** start of SUPPLIED MATERIAL **

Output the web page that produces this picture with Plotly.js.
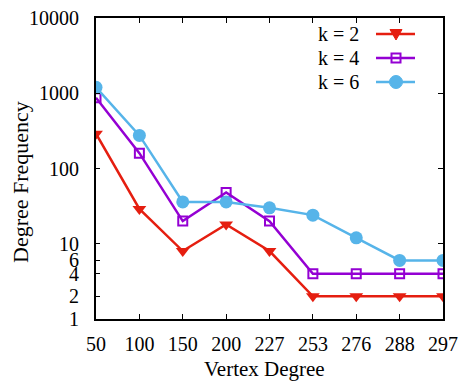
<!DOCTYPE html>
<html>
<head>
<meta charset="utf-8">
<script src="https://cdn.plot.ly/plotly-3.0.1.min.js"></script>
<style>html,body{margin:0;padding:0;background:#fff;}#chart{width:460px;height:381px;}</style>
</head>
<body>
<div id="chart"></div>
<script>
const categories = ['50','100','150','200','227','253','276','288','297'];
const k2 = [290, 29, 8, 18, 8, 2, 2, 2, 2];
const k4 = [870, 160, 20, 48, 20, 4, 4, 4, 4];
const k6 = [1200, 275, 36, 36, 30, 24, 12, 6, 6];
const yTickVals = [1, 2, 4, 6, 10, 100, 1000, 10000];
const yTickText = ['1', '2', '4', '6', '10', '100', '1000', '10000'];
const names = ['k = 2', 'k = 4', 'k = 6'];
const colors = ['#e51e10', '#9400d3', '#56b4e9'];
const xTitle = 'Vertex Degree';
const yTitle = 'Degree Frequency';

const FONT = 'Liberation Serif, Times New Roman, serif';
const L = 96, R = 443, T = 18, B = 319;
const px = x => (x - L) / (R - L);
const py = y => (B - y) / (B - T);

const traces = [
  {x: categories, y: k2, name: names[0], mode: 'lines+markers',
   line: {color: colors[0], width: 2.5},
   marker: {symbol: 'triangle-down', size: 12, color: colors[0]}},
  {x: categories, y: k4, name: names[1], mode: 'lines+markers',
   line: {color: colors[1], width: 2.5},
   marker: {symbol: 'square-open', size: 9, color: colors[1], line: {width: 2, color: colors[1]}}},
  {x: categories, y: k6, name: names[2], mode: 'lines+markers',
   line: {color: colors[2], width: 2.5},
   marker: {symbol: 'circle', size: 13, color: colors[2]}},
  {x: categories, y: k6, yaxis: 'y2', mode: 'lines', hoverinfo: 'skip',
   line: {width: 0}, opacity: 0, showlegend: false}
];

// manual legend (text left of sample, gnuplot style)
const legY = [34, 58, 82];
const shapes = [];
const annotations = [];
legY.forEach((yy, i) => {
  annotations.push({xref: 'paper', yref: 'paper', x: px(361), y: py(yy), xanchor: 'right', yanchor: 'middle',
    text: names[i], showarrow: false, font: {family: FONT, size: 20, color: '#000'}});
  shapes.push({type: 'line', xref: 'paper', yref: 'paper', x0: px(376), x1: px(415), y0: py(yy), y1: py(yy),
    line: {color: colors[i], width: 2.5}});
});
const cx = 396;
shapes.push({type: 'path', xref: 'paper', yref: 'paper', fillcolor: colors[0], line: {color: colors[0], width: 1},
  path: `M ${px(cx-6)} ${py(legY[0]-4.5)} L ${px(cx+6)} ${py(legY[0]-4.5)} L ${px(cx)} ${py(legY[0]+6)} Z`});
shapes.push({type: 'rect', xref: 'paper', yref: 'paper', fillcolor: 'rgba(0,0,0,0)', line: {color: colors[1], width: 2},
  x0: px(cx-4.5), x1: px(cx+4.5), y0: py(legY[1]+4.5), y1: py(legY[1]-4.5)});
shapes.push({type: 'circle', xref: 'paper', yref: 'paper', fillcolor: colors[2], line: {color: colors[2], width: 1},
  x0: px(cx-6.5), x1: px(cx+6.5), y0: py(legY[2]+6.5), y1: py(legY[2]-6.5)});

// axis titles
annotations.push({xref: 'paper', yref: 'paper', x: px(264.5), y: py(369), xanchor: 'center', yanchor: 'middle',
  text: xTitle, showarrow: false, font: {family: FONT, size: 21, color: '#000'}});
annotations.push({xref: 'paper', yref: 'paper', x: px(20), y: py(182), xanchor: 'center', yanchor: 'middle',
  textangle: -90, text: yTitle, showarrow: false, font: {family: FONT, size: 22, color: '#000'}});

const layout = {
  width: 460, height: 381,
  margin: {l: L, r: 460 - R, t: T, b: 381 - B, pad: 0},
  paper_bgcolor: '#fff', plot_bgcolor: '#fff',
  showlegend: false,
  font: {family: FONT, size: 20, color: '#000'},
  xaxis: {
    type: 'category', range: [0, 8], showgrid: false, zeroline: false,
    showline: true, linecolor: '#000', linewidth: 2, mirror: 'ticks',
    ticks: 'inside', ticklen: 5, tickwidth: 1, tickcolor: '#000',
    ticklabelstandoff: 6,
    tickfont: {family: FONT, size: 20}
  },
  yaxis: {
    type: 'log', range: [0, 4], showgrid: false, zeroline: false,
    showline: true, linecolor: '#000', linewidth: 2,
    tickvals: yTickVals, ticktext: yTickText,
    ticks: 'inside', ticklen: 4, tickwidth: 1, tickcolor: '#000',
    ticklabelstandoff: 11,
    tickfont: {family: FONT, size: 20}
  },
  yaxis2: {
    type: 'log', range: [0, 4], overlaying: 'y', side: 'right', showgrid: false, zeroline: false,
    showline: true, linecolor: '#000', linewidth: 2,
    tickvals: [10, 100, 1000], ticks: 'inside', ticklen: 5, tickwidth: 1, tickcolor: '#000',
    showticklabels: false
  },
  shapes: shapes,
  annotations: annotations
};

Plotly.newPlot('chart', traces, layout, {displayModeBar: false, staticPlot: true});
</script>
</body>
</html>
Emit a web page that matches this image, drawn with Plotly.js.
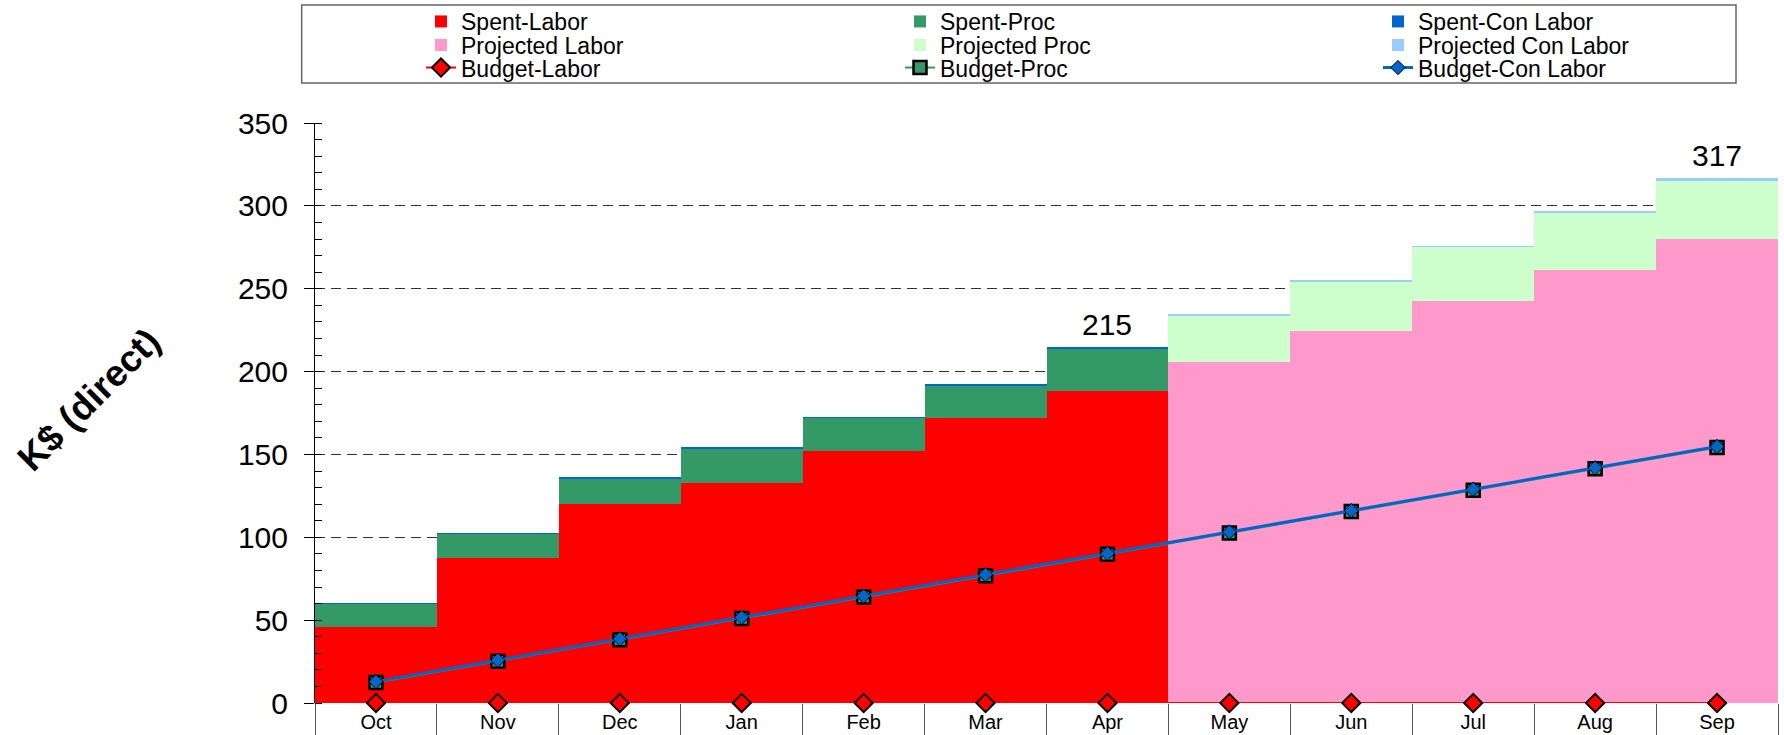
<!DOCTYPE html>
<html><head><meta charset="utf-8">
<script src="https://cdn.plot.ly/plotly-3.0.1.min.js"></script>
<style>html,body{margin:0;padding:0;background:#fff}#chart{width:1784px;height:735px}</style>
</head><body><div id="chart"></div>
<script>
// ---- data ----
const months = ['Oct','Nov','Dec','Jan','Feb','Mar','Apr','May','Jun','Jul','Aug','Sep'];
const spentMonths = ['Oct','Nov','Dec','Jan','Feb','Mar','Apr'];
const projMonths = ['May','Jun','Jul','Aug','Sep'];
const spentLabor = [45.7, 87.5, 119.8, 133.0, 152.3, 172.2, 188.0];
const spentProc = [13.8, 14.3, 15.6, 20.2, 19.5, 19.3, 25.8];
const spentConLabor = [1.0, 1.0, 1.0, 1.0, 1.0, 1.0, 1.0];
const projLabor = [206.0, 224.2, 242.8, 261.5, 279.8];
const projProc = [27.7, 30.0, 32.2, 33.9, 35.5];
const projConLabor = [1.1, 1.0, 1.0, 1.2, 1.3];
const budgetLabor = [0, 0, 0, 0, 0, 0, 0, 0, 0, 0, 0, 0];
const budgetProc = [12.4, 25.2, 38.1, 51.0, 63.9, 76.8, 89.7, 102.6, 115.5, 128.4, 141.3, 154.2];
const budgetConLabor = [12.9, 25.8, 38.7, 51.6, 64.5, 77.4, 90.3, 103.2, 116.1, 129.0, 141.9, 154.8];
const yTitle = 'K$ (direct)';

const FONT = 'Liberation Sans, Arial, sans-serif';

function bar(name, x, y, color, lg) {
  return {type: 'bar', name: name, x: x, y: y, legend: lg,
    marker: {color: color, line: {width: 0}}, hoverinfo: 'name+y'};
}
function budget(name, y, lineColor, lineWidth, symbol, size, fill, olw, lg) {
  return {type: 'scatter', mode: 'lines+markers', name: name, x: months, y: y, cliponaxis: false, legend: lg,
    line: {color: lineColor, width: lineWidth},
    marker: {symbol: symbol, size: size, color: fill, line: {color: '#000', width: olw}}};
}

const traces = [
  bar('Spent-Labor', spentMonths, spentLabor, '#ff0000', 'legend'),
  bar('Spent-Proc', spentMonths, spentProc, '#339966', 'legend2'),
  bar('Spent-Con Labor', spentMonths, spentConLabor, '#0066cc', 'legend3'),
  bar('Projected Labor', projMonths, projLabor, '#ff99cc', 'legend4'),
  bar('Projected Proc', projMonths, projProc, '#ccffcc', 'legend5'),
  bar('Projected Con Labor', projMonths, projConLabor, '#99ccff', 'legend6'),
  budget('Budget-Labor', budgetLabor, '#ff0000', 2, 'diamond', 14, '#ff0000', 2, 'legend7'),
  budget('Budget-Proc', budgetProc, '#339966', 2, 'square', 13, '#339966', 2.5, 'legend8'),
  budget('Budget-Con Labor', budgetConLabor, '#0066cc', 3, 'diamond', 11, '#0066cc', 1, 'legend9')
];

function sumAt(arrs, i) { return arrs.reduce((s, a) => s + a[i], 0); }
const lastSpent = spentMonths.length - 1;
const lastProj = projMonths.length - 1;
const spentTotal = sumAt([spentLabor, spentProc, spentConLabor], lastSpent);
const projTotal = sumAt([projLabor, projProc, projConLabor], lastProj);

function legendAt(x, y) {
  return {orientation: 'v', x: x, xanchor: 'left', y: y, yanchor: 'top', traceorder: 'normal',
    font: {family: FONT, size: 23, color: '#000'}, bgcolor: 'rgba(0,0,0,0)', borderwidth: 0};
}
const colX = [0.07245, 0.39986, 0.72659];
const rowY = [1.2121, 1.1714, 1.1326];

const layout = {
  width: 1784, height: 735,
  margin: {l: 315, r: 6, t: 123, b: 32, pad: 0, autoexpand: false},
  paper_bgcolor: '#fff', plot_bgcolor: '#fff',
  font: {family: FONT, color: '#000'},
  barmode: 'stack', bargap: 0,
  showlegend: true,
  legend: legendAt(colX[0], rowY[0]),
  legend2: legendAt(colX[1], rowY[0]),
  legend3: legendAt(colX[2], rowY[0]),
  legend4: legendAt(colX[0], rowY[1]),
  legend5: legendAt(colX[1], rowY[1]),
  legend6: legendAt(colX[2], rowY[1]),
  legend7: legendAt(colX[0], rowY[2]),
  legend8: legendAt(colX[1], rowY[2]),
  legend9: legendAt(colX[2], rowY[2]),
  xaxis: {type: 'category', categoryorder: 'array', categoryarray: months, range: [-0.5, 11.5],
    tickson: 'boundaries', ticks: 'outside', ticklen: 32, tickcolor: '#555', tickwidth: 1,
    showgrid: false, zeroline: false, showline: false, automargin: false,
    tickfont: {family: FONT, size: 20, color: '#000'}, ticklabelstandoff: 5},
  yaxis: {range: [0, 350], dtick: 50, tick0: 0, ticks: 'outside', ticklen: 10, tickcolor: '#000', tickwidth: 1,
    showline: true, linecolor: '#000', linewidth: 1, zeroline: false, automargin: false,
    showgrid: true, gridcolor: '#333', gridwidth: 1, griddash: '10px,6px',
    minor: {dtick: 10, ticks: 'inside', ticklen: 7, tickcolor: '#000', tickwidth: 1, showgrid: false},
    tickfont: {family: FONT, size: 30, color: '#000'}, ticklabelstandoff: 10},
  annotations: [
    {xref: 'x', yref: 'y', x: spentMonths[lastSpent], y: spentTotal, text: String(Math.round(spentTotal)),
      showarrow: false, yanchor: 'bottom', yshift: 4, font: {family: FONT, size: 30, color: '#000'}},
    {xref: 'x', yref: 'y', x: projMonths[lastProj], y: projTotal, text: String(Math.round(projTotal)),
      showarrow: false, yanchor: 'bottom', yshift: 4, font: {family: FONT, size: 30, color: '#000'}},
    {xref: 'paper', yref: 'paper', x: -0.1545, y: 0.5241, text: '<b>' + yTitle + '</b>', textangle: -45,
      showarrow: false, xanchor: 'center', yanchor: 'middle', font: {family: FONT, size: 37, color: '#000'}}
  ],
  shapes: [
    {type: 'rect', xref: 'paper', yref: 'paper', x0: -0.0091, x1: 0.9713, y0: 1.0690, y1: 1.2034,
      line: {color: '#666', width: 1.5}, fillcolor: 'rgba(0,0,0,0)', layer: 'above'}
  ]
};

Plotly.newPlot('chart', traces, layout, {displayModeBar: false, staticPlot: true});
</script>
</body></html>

** end of SUPPLIED MATERIAL **

TASK REQUIREMENTS |
Up to and including the line that contains "const py = y => (B - y) / (B - T);", print the records above exactly from their first line, without any pictures.

THE ANSWER |
Output the web page that produces this picture with Plotly.js.
<!DOCTYPE html>
<html>
<head>
<meta charset="utf-8">
<script src="https://cdn.plot.ly/plotly-3.0.1.min.js"></script>
<style>html,body{margin:0;padding:0;background:#fff;}#chart{width:460px;height:381px;}</style>
</head>
<body>
<div id="chart"></div>
<script>
const categories = ['50','100','150','200','227','253','276','288','297'];
const k2 = [290, 29, 8, 18, 8, 2, 2, 2, 2];
const k4 = [870, 160, 20, 48, 20, 4, 4, 4, 4];
const k6 = [1200, 275, 36, 36, 30, 24, 12, 6, 6];
const yTickVals = [1, 2, 4, 6, 10, 100, 1000, 10000];
const yTickText = ['1', '2', '4', '6', '10', '100', '1000', '10000'];
const names = ['k = 2', 'k = 4', 'k = 6'];
const colors = ['#e51e10', '#9400d3', '#56b4e9'];
const xTitle = 'Vertex Degree';
const yTitle = 'Degree Frequency';

const FONT = 'Liberation Serif, Times New Roman, serif';
const L = 96, R = 443, T = 18, B = 319;
const px = x => (x - L) / (R - L);
const py = y => (B - y) / (B - T);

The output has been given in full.